Quali sono i limiti dell’attività libero professionale in farmacia?
UNA DOMANDA A...
Quali sono i limiti dell’attività libero professionale in farmacia?
Molto resta ancora da chiarire sulla corretta tipologia del rapporto di lavoro da instaurare con i liberi professionisti collaboratori della farmacia. Torniamo a parlarne con Quintino Lombardo, dello Studio legale HWP Franco Lombardo Cosmo
6 luglio 2023
di Quintino Lombardo, Studio legale HWP Franco, Lombardo, Cosmo
Già qualche mese fa, con Marcello Tarabusi, avevamo approfittato di iFarma Digital per raccomandare prudenza nella qualificazione dei rapporti di lavoro con i collaboratori al banco. Non è corretto affermare che il rapporto libero professionale con il farmacista collaboratore sia vietato in assoluto, però a tale impostazione deve corrispondere, se si vogliono evitare problemi, un elevato livello di autonomia non solo formale ma anche concreta e sostanziale del collaboratore, che deve presentare caratteristiche tali da non poter essere messa in discussione.
L’esempio estremo in senso negativo, quanto all’autonomia della prestazione benché formalmente contrattualizzata, è quello del collaboratore al banco, che mette a disposizione della farmacia (e magari soltanto di quella farmacia mono committente) un determinato numero di ore in giorni prestabiliti, finendo in concreto per risultare inserito stabilmente nell’organizzazione aziendale e subordinato al potere datoriale. Non c’è accordo tra le parti che tenga, in questo caso: come sempre accade in ambito lavoristico, la sostanza prevale sulla forma e il rischio della qualificazione del rapporto di lavoro come subordinato, con tutti gli oneri (e le relative sanzioni) che ne conseguono, è evidentemente elevato.
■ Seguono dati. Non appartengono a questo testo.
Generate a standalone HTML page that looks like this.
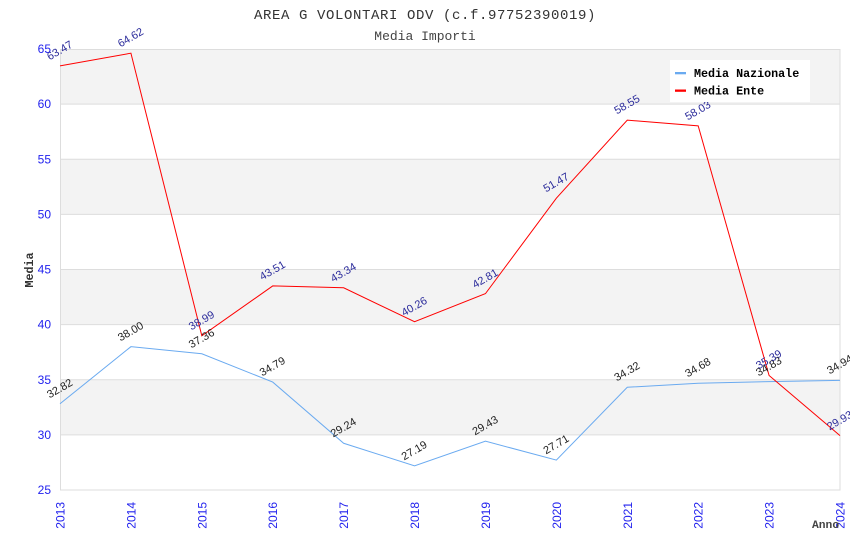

Altro il discorso, certamente più difendibile sotto il profilo dell’autonomia della prestazione, del farmacista al quale sia stata affidata un’attività meramente eventuale o occasionale, oppure un progetto residuale o specifico, però purché egli sia in concreto libero di organizzare la propria opera professionale con i tempi e le modalità più opportune, se necessario anche con specifica delega da parte del direttore, perché il lavoro di coordinamento di quest’ultimo – che è sempre responsabile di ciò che accade in farmacia – non si traduca in subordinazione del professionista.
Insomma, ripetiamo che è sbagliato ritenere che l’iscrizione all’Albo professionale costituisca un “liberi tutti”, mentre è al caso concreto e alle caratteristiche del rapporto che si deve guardare per stabilire se la prestazione è svolta dal farmacista in effettiva autonomia o in regime di subordinazione (non è possibile una risposta valida per tutti e in tutte le situazioni), sempre ragionando con il proprio consulente per accantonare quelle richieste di attività libero professionale quantomeno opinabili che rischierebbero di non reggere alla contestazione dell’Istituto previdenziale.